If you walk past Carol Reed’s old house at 213 King’s Road and continue on up to Sloane Square at the very end, you’ll come to the Royal Court Theatre. I took this old photograph of what it looked like on the evening of 20 November 1994. Theatreland had gathered to pay tribute to Lindsay Anderson, who had died earlier that year. If his spiritual home was certainly the Royal Court Theatre, his real home for many years was in West Hampstead. What a pleasure it used to be to get a note from him with that handwritten letterhead:

Two years later, his friends and admirers gathered outside Stirling Mansions to celebrate the unveiling of a plaque in his memory.

David Storey had just pulled the cord to open the curtains that hid it. We were all too respectful of the occasion to criticise, but had Lindsay been in the crowd I’m sure he would not have been short of ideas for how to improve it.

He would surely have pointed out the missing four dots in the title of his most well-known film, and, as someone who mistrusted institutions, he would probably also have taken exception to the words beneath the frame. But perhaps it is the words that are the biggest problem. Too many for a plaque on a wall.
As it has become rather rusty now, it would be nice one day to replace it with a simple round one like Sir Carol’s. All it would need to say would be: “Lindsay Anderson, theatre and film director, lived here 1977 to 1994”.
Or like Joseph Losey’s. Round, blue, ceramic. Simple.

Hottest May Day in London Ever

While Holland Park is very well known, much less known but every bit as welcome on a hot day is Holland Gardens, which can be entered from Pepys Road in Wimbledon.
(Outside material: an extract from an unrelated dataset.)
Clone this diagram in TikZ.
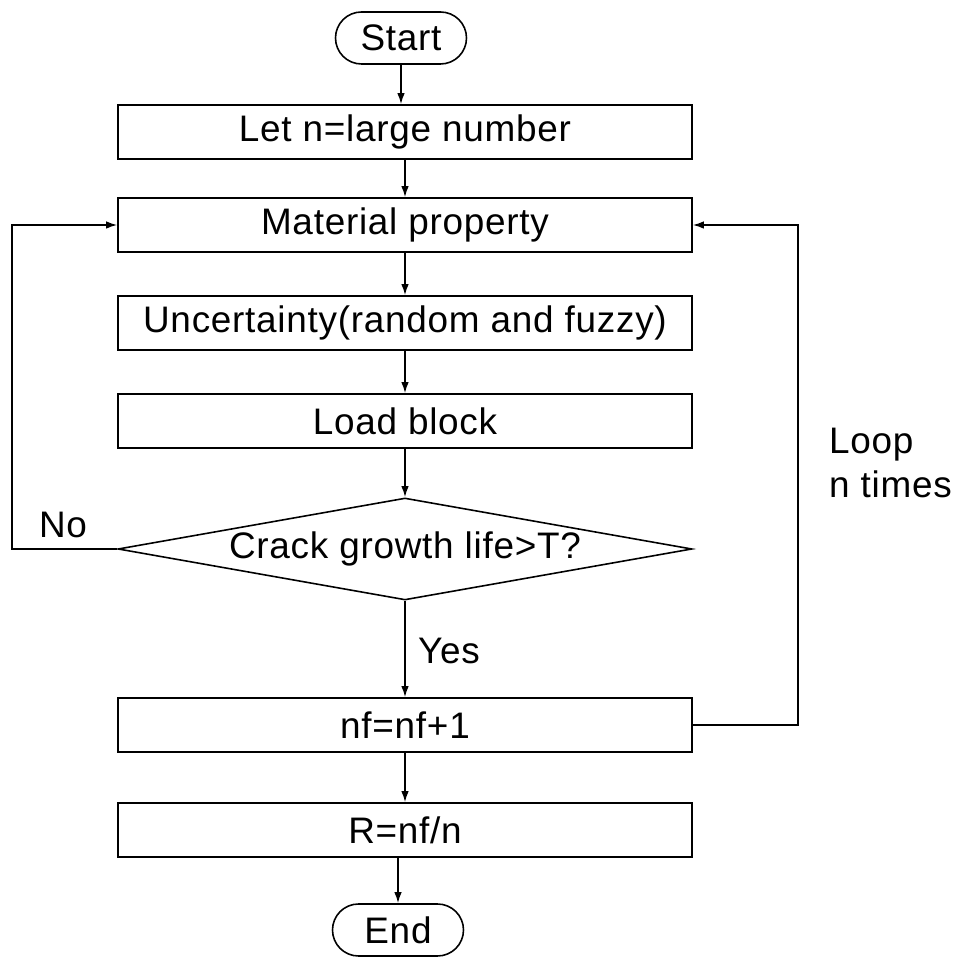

Here you can sit down on a bench, play a bit of tennis, admire the flowers, or even learn a few fascinating facts about the natural world that we are destroying.
Brompton Cemetery

There are some fantastic stories in Brompton Cemetery. Here’s one of them: Aces High stuff.

Early in the morning of Monday 7 June 1915, Flight Sub-Lieutenant Reginald Warnefield, R.N., attacked a Zeppelin near Brussels at a height of about 6,000 feet. He dropped six bombs on the airship, which exploded, causing his Morane-Saulnier Type L to flip upside down. He managed to wrestle the plane back on to its wheels before making a forced landing behind enemy lines. Repairing the plane, he then successfully re-started the engine, yelling, "Give my regards to the Kaiser!" as pursuing German soldiers failed to catch him when he took off again. For the exploit he won the Victoria Cross, but was killed only two weeks later.

As I left the cemetery, I saw this notice in the window of the telephone box by the entrance, making it quite clear to any ghosts who might be thinking to haunt the borough that they won’t be able to call for a taxi.
Say It With Flowers

These “flowers” I owe to the wonderful Cottenham Park allotments where I have been spending many a Sunday afternoon. The rhubarb had been growing wildly. Suddenly it occurred to me that, in the bright sun of the heat wave, I could take a good photograph and then eat it. Cooked with a little bit of honey, it was delicious.

Robin Hood Gate

The word “paradise” comes from an ancient Greek word, παράδεισος, which referred to the enclosed parks of the Persian kings. So Richmond Park, a royal park, is, I suppose, the closest you can come to paradise in south-west London – although Kew, Bushy Park and Hampton Court must be close contenders.
Whenever I visit, I usually enter by Robin Hood Gate. Just inside, there’s a drinking fountain, which captures for me the benign, welcoming nature of the place.

Only a short walk away, near Attenborough Pond, is a favourite bench. It sits in its own enclosure – a paradise within a paradise. Its gate was padlocked when I last visited, I assume, to allow some peace for the wildlife visitors.

There is an inscription on the top wooden rail, which is so faded now that most people don't realize that it is even there. But five years ago, it was still just possible to make out the words.

“It’s not what you look at that matters; it’s what you see.”